THE PROBLEM - Omit all images, then return the remaining material exactly as it stands.

RECORDED DATA -
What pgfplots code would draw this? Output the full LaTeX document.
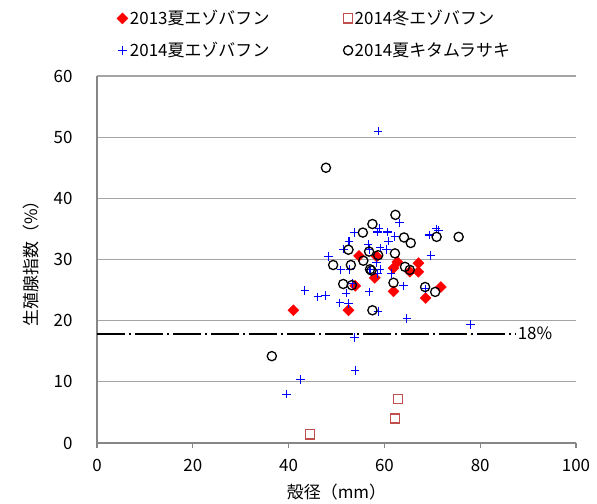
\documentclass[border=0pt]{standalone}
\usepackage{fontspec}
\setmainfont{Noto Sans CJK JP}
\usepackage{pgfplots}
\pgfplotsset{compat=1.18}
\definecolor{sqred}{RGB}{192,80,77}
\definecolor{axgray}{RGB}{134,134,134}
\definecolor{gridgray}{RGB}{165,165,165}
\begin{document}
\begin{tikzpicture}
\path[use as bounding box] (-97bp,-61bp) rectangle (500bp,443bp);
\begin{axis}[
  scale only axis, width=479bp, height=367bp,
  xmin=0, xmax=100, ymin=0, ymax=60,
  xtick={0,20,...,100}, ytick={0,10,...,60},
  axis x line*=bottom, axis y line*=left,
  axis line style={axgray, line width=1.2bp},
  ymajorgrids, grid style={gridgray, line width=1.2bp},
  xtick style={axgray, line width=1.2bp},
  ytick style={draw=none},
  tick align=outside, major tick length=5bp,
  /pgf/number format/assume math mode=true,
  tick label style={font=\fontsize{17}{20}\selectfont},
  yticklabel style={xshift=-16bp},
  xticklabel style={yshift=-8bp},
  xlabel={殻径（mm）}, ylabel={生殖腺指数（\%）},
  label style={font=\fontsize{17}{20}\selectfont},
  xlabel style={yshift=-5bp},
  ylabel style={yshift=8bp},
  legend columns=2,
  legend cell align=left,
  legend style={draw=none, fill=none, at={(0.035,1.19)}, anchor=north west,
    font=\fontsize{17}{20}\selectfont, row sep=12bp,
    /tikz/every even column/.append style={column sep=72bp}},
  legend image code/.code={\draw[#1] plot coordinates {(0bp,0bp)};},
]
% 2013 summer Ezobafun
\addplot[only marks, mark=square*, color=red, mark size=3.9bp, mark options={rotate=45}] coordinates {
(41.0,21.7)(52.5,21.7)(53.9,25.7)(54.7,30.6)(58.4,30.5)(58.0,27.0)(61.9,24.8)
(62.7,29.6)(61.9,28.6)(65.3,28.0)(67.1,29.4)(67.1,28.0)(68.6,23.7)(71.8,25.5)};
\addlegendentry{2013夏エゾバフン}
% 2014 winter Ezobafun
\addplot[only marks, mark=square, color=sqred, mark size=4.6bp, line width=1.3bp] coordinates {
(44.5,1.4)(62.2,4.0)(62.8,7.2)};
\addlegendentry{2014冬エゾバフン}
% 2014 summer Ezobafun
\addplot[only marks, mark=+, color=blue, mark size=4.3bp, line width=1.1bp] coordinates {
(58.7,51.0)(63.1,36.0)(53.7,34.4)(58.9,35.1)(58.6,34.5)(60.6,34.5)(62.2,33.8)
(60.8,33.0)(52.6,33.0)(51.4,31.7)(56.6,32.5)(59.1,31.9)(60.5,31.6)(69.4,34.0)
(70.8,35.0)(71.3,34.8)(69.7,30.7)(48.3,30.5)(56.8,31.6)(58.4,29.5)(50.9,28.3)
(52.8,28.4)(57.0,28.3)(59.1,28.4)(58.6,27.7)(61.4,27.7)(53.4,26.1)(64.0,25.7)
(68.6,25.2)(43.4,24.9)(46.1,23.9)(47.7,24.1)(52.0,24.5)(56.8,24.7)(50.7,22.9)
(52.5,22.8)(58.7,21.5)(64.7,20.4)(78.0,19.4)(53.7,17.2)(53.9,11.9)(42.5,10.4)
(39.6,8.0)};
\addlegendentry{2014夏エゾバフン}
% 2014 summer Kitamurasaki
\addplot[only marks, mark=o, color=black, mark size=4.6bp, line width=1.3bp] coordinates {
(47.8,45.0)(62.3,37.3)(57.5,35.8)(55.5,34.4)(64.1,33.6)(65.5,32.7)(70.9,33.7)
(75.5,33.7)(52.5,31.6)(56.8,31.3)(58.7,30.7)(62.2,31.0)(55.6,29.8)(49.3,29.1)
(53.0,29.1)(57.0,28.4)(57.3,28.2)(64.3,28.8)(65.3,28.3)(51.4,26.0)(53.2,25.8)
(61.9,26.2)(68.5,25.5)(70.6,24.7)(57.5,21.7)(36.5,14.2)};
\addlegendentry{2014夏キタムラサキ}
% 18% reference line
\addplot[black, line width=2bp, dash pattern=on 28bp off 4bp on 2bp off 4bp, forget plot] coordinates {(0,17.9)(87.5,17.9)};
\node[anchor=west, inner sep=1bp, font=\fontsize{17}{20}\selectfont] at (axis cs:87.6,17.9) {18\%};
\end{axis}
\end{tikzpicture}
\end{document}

FULL ANSWER -
What pgfplots code would draw this? Output the full LaTeX document.
\documentclass[border=0pt]{standalone}
\usepackage{fontspec}
\setmainfont{Noto Sans CJK JP}
\usepackage{pgfplots}
\pgfplotsset{compat=1.18}
\definecolor{sqred}{RGB}{192,80,77}
\definecolor{axgray}{RGB}{134,134,134}
\definecolor{gridgray}{RGB}{165,165,165}
\begin{document}
\begin{tikzpicture}
\path[use as bounding box] (-97bp,-61bp) rectangle (500bp,443bp);
\begin{axis}[
  scale only axis, width=479bp, height=367bp,
  xmin=0, xmax=100, ymin=0, ymax=60,
  xtick={0,20,...,100}, ytick={0,10,...,60},
  axis x line*=bottom, axis y line*=left,
  axis line style={axgray, line width=1.2bp},
  ymajorgrids, grid style={gridgray, line width=1.2bp},
  xtick style={axgray, line width=1.2bp},
  ytick style={draw=none},
  tick align=outside, major tick length=5bp,
  /pgf/number format/assume math mode=true,
  tick label style={font=\fontsize{17}{20}\selectfont},
  yticklabel style={xshift=-16bp},
  xticklabel style={yshift=-8bp},
  xlabel={殻径（mm）}, ylabel={生殖腺指数（\%）},
  label style={font=\fontsize{17}{20}\selectfont},
  xlabel style={yshift=-5bp},
  ylabel style={yshift=8bp},
  legend columns=2,
  legend cell align=left,
  legend style={draw=none, fill=none, at={(0.035,1.19)}, anchor=north west,
    font=\fontsize{17}{20}\selectfont, row sep=12bp,
    /tikz/every even column/.append style={column sep=72bp}},
  legend image code/.code={\draw[#1] plot coordinates {(0bp,0bp)};},
]
% 2013 summer Ezobafun
\addplot[only marks, mark=square*, color=red, mark size=3.9bp, mark options={rotate=45}] coordinates {
(41.0,21.7)(52.5,21.7)(53.9,25.7)(54.7,30.6)(58.4,30.5)(58.0,27.0)(61.9,24.8)
(62.7,29.6)(61.9,28.6)(65.3,28.0)(67.1,29.4)(67.1,28.0)(68.6,23.7)(71.8,25.5)};
\addlegendentry{2013夏エゾバフン}
% 2014 winter Ezobafun
\addplot[only marks, mark=square, color=sqred, mark size=4.6bp, line width=1.3bp] coordinates {
(44.5,1.4)(62.2,4.0)(62.8,7.2)};
\addlegendentry{2014冬エゾバフン}
% 2014 summer Ezobafun
\addplot[only marks, mark=+, color=blue, mark size=4.3bp, line width=1.1bp] coordinates {
(58.7,51.0)(63.1,36.0)(53.7,34.4)(58.9,35.1)(58.6,34.5)(60.6,34.5)(62.2,33.8)
(60.8,33.0)(52.6,33.0)(51.4,31.7)(56.6,32.5)(59.1,31.9)(60.5,31.6)(69.4,34.0)
(70.8,35.0)(71.3,34.8)(69.7,30.7)(48.3,30.5)(56.8,31.6)(58.4,29.5)(50.9,28.3)
(52.8,28.4)(57.0,28.3)(59.1,28.4)(58.6,27.7)(61.4,27.7)(53.4,26.1)(64.0,25.7)
(68.6,25.2)(43.4,24.9)(46.1,23.9)(47.7,24.1)(52.0,24.5)(56.8,24.7)(50.7,22.9)
(52.5,22.8)(58.7,21.5)(64.7,20.4)(78.0,19.4)(53.7,17.2)(53.9,11.9)(42.5,10.4)
(39.6,8.0)};
\addlegendentry{2014夏エゾバフン}
% 2014 summer Kitamurasaki
\addplot[only marks, mark=o, color=black, mark size=4.6bp, line width=1.3bp] coordinates {
(47.8,45.0)(62.3,37.3)(57.5,35.8)(55.5,34.4)(64.1,33.6)(65.5,32.7)(70.9,33.7)
(75.5,33.7)(52.5,31.6)(56.8,31.3)(58.7,30.7)(62.2,31.0)(55.6,29.8)(49.3,29.1)
(53.0,29.1)(57.0,28.4)(57.3,28.2)(64.3,28.8)(65.3,28.3)(51.4,26.0)(53.2,25.8)
(61.9,26.2)(68.5,25.5)(70.6,24.7)(57.5,21.7)(36.5,14.2)};
\addlegendentry{2014夏キタムラサキ}
% 18% reference line
\addplot[black, line width=2bp, dash pattern=on 28bp off 4bp on 2bp off 4bp, forget plot] coordinates {(0,17.9)(87.5,17.9)};
\node[anchor=west, inner sep=1bp, font=\fontsize{17}{20}\selectfont] at (axis cs:87.6,17.9) {18\%};
\end{axis}
\end{tikzpicture}
\end{document}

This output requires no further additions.